Written problem
Set the listing down unchanged, minus every embedded image.

....................

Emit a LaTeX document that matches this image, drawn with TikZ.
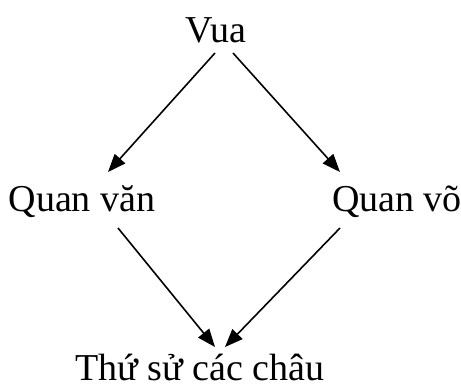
\documentclass[tikz,border=0pt]{standalone}
\usepackage{fontspec}
\setmainfont{Liberation Serif}
\usetikzlibrary{arrows.meta}

\begin{document}
\begin{tikzpicture}[x=0.5pt,y=-0.5pt,
  lbl/.style={anchor=base,inner sep=0pt,font=\fontsize{19}{22}\selectfont},
  arr/.style={line width=0.8pt,-{Triangle[length=9pt,width=7pt]}}]
\useasboundingbox (0,0) rectangle (461,386);
\node[lbl] (vua) at (216,42) {Vua};
\node[lbl] (qvan) at (82,211) {Quan văn};
\node[lbl] (qvo) at (397,211) {Quan võ};
\node[lbl] (thu) at (200,380) {Thứ sử các châu};
\draw[arr] ([shift={(-1,11)}]vua.base) -- ([shift={(26,-39)}]qvan.base);
\draw[arr] ([shift={(17,11)}]vua.base) -- ([shift={(-57,-39)}]qvo.base);
\draw[arr] ([shift={(36,17)}]qvan.base) -- ([shift={(15,-33)}]thu.base);
\draw[arr] ([shift={(-57,17)}]qvo.base) -- ([shift={(25,-33)}]thu.base);
\end{tikzpicture}
\end{document}
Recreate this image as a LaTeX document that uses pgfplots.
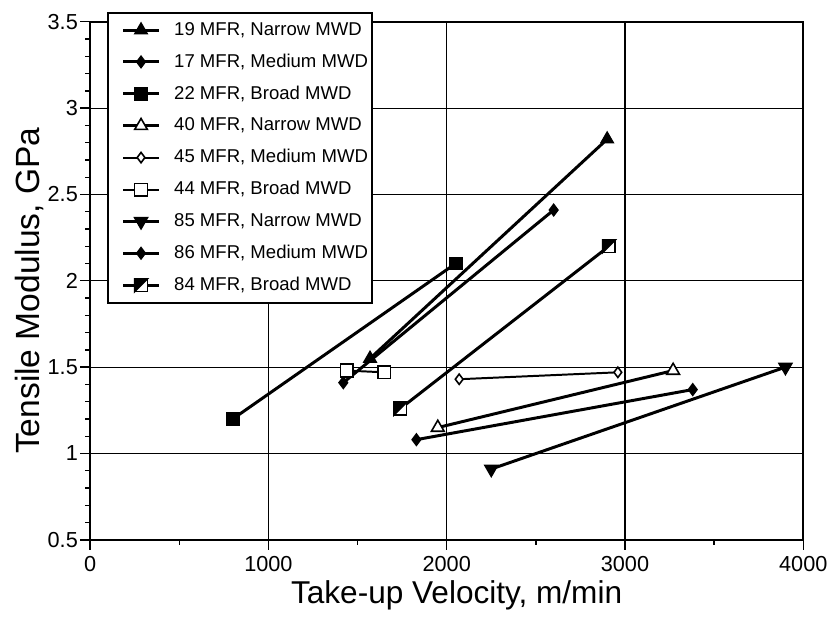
\documentclass[border=0pt]{standalone}
\usepackage{fontspec}
\setmainfont{Liberation Sans}
\usepackage{pgfplots}
\pgfplotsset{compat=1.18}

% square, upper-left half filled
\pgfdeclareplotmark{halfsquare}{%
  \pgfpathrectangle{\pgfqpoint{-\pgfplotmarksize}{-\pgfplotmarksize}}{\pgfqpoint{2\pgfplotmarksize}{2\pgfplotmarksize}}%
  \pgfsetfillcolor{white}\pgfusepathqfillstroke
  \pgfpathmoveto{\pgfqpoint{-\pgfplotmarksize}{-\pgfplotmarksize}}%
  \pgfpathlineto{\pgfqpoint{-\pgfplotmarksize}{\pgfplotmarksize}}%
  \pgfpathlineto{\pgfqpoint{\pgfplotmarksize}{\pgfplotmarksize}}%
  \pgfpathclose
  \pgfsetfillcolor{black}\pgfusepathqfillstroke
}

\begin{document}
\begin{tikzpicture}
\begin{axis}[
  scale only axis, width=360bp, height=261.5bp,
  xmin=0, xmax=4000, ymin=0.5, ymax=3.5,
  xtick={0,1000,...,4000}, ytick={0.5,1,...,3.5},
  minor x tick num=1, minor y tick num=4,
  tick align=outside, tick pos=left,
  major tick length=5bp, minor tick length=2.5bp,
  every tick/.style={black, line width=0.7bp},
  grid=major, major grid style={black, line width=0.6bp},
  axis line style={line width=1bp},
  /pgf/number format/assume math mode=true,
  /pgf/number format/1000 sep={},
  tick label style={font=\fontsize{11}{12}\selectfont},
  yticklabel style={inner xsep=1bp},
  every axis x label/.style={at={(axis description cs:0.5,0)}, anchor=center, xshift=5bp, yshift=-28bp},
  every axis y label/.style={at={(axis description cs:0,0.5)}, rotate=90, anchor=center, xshift=-5bp, yshift=30.5bp},
  xlabel={Take-up Velocity, m/min},
  ylabel={Tensile Modulus, GPa},
  xlabel style={font=\fontsize{16}{18}\selectfont},
  ylabel style={font=\fontsize{17}{19}\selectfont},
  legend cell align=left,
  legend image code/.code={\path (0bp,0bp); \draw[mark repeat=2,mark phase=2] plot coordinates {(5bp,0bp)(14bp,0bp)(23bp,0bp)};},
  legend style={at={(0.0236,1.019)}, anchor=north west, draw=black, line width=0.9bp, fill=white,
    font=\fontsize{9.4}{11}\selectfont, inner xsep=2bp, inner ysep=4.7bp, row sep=7.9bp,
    nodes={inner sep=0pt},
    /tikz/every odd column/.append style={column sep=7bp}},
]
\addplot[black, line width=1.5bp, mark=triangle*, mark size=3.7bp, mark options={fill=black, line width=0.6bp}]
  coordinates {(1570,1.55) (2900,2.82)};
\addlegendentry{19 MFR, Narrow MWD}
\addplot[black, line width=1.5bp, mark=diamond*, mark size=3bp, mark options={fill=black, line width=0.6bp}]
  coordinates {(1420,1.41) (2600,2.41)};
\addlegendentry{17 MFR, Medium MWD}
\addplot[black, line width=1.5bp, mark=square*, mark size=3.2bp, mark options={fill=black, line width=0.6bp}]
  coordinates {(800,1.20) (2050,2.10)};
\addlegendentry{22 MFR, Broad MWD}
\addplot[black, line width=1.5bp, mark=triangle*, mark size=3.7bp, mark options={fill=white, line width=0.8bp}]
  coordinates {(1950,1.15) (3270,1.48)};
\addlegendentry{40 MFR, Narrow MWD}
\addplot[black, line width=1bp, mark=diamond*, mark size=2.6bp, mark options={fill=white, line width=0.8bp}]
  coordinates {(2070,1.43) (2960,1.47)};
\addlegendentry{45 MFR, Medium MWD}
\addplot[black, line width=1bp, mark=square*, mark size=3.2bp, mark options={fill=white, line width=0.8bp}]
  coordinates {(1440,1.48) (1650,1.47)};
\addlegendentry{44 MFR, Broad MWD}
\addplot[black, line width=1.5bp, mark=triangle*, mark size=3.9bp, mark options={fill=black, rotate=180, line width=0.6bp}]
  coordinates {(2250,0.91) (3900,1.50)};
\addlegendentry{85 MFR, Narrow MWD}
\addplot[black, line width=1.5bp, mark=diamond*, mark size=3bp, mark options={fill=black, line width=0.6bp}]
  coordinates {(1830,1.08) (3380,1.37)};
\addlegendentry{86 MFR, Medium MWD}
\addplot[black, line width=1.5bp, mark=halfsquare, mark size=3.2bp, mark options={line width=0.8bp}]
  coordinates {(1740,1.26) (2910,2.20)};
\addlegendentry{84 MFR, Broad MWD}
\end{axis}
\path (current axis.south west) ++(-45.5bp,-33.5bp) rectangle ++(417bp,306bp);
\end{tikzpicture}
\end{document}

....................

Solution for this problem
Emit a LaTeX document that matches this image, drawn with TikZ.
\documentclass[tikz,border=0pt]{standalone}
\usepackage{fontspec}
\setmainfont{Liberation Serif}
\usetikzlibrary{arrows.meta}

\begin{document}
\begin{tikzpicture}[x=0.5pt,y=-0.5pt,
  lbl/.style={anchor=base,inner sep=0pt,font=\fontsize{19}{22}\selectfont},
  arr/.style={line width=0.8pt,-{Triangle[length=9pt,width=7pt]}}]
\useasboundingbox (0,0) rectangle (461,386);
\node[lbl] (vua) at (216,42) {Vua};
\node[lbl] (qvan) at (82,211) {Quan văn};
\node[lbl] (qvo) at (397,211) {Quan võ};
\node[lbl] (thu) at (200,380) {Thứ sử các châu};
\draw[arr] ([shift={(-1,11)}]vua.base) -- ([shift={(26,-39)}]qvan.base);
\draw[arr] ([shift={(17,11)}]vua.base) -- ([shift={(-57,-39)}]qvo.base);
\draw[arr] ([shift={(36,17)}]qvan.base) -- ([shift={(15,-33)}]thu.base);
\draw[arr] ([shift={(-57,17)}]qvo.base) -- ([shift={(25,-33)}]thu.base);
\end{tikzpicture}
\end{document}
Recreate this image as a LaTeX document that uses pgfplots.
\documentclass[border=0pt]{standalone}
\usepackage{fontspec}
\setmainfont{Liberation Sans}
\usepackage{pgfplots}
\pgfplotsset{compat=1.18}

% square, upper-left half filled
\pgfdeclareplotmark{halfsquare}{%
  \pgfpathrectangle{\pgfqpoint{-\pgfplotmarksize}{-\pgfplotmarksize}}{\pgfqpoint{2\pgfplotmarksize}{2\pgfplotmarksize}}%
  \pgfsetfillcolor{white}\pgfusepathqfillstroke
  \pgfpathmoveto{\pgfqpoint{-\pgfplotmarksize}{-\pgfplotmarksize}}%
  \pgfpathlineto{\pgfqpoint{-\pgfplotmarksize}{\pgfplotmarksize}}%
  \pgfpathlineto{\pgfqpoint{\pgfplotmarksize}{\pgfplotmarksize}}%
  \pgfpathclose
  \pgfsetfillcolor{black}\pgfusepathqfillstroke
}

\begin{document}
\begin{tikzpicture}
\begin{axis}[
  scale only axis, width=360bp, height=261.5bp,
  xmin=0, xmax=4000, ymin=0.5, ymax=3.5,
  xtick={0,1000,...,4000}, ytick={0.5,1,...,3.5},
  minor x tick num=1, minor y tick num=4,
  tick align=outside, tick pos=left,
  major tick length=5bp, minor tick length=2.5bp,
  every tick/.style={black, line width=0.7bp},
  grid=major, major grid style={black, line width=0.6bp},
  axis line style={line width=1bp},
  /pgf/number format/assume math mode=true,
  /pgf/number format/1000 sep={},
  tick label style={font=\fontsize{11}{12}\selectfont},
  yticklabel style={inner xsep=1bp},
  every axis x label/.style={at={(axis description cs:0.5,0)}, anchor=center, xshift=5bp, yshift=-28bp},
  every axis y label/.style={at={(axis description cs:0,0.5)}, rotate=90, anchor=center, xshift=-5bp, yshift=30.5bp},
  xlabel={Take-up Velocity, m/min},
  ylabel={Tensile Modulus, GPa},
  xlabel style={font=\fontsize{16}{18}\selectfont},
  ylabel style={font=\fontsize{17}{19}\selectfont},
  legend cell align=left,
  legend image code/.code={\path (0bp,0bp); \draw[mark repeat=2,mark phase=2] plot coordinates {(5bp,0bp)(14bp,0bp)(23bp,0bp)};},
  legend style={at={(0.0236,1.019)}, anchor=north west, draw=black, line width=0.9bp, fill=white,
    font=\fontsize{9.4}{11}\selectfont, inner xsep=2bp, inner ysep=4.7bp, row sep=7.9bp,
    nodes={inner sep=0pt},
    /tikz/every odd column/.append style={column sep=7bp}},
]
\addplot[black, line width=1.5bp, mark=triangle*, mark size=3.7bp, mark options={fill=black, line width=0.6bp}]
  coordinates {(1570,1.55) (2900,2.82)};
\addlegendentry{19 MFR, Narrow MWD}
\addplot[black, line width=1.5bp, mark=diamond*, mark size=3bp, mark options={fill=black, line width=0.6bp}]
  coordinates {(1420,1.41) (2600,2.41)};
\addlegendentry{17 MFR, Medium MWD}
\addplot[black, line width=1.5bp, mark=square*, mark size=3.2bp, mark options={fill=black, line width=0.6bp}]
  coordinates {(800,1.20) (2050,2.10)};
\addlegendentry{22 MFR, Broad MWD}
\addplot[black, line width=1.5bp, mark=triangle*, mark size=3.7bp, mark options={fill=white, line width=0.8bp}]
  coordinates {(1950,1.15) (3270,1.48)};
\addlegendentry{40 MFR, Narrow MWD}
\addplot[black, line width=1bp, mark=diamond*, mark size=2.6bp, mark options={fill=white, line width=0.8bp}]
  coordinates {(2070,1.43) (2960,1.47)};
\addlegendentry{45 MFR, Medium MWD}
\addplot[black, line width=1bp, mark=square*, mark size=3.2bp, mark options={fill=white, line width=0.8bp}]
  coordinates {(1440,1.48) (1650,1.47)};
\addlegendentry{44 MFR, Broad MWD}
\addplot[black, line width=1.5bp, mark=triangle*, mark size=3.9bp, mark options={fill=black, rotate=180, line width=0.6bp}]
  coordinates {(2250,0.91) (3900,1.50)};
\addlegendentry{85 MFR, Narrow MWD}
\addplot[black, line width=1.5bp, mark=diamond*, mark size=3bp, mark options={fill=black, line width=0.6bp}]
  coordinates {(1830,1.08) (3380,1.37)};
\addlegendentry{86 MFR, Medium MWD}
\addplot[black, line width=1.5bp, mark=halfsquare, mark size=3.2bp, mark options={line width=0.8bp}]
  coordinates {(1740,1.26) (2910,2.20)};
\addlegendentry{84 MFR, Broad MWD}
\end{axis}
\path (current axis.south west) ++(-45.5bp,-33.5bp) rectangle ++(417bp,306bp);
\end{tikzpicture}
\end{document}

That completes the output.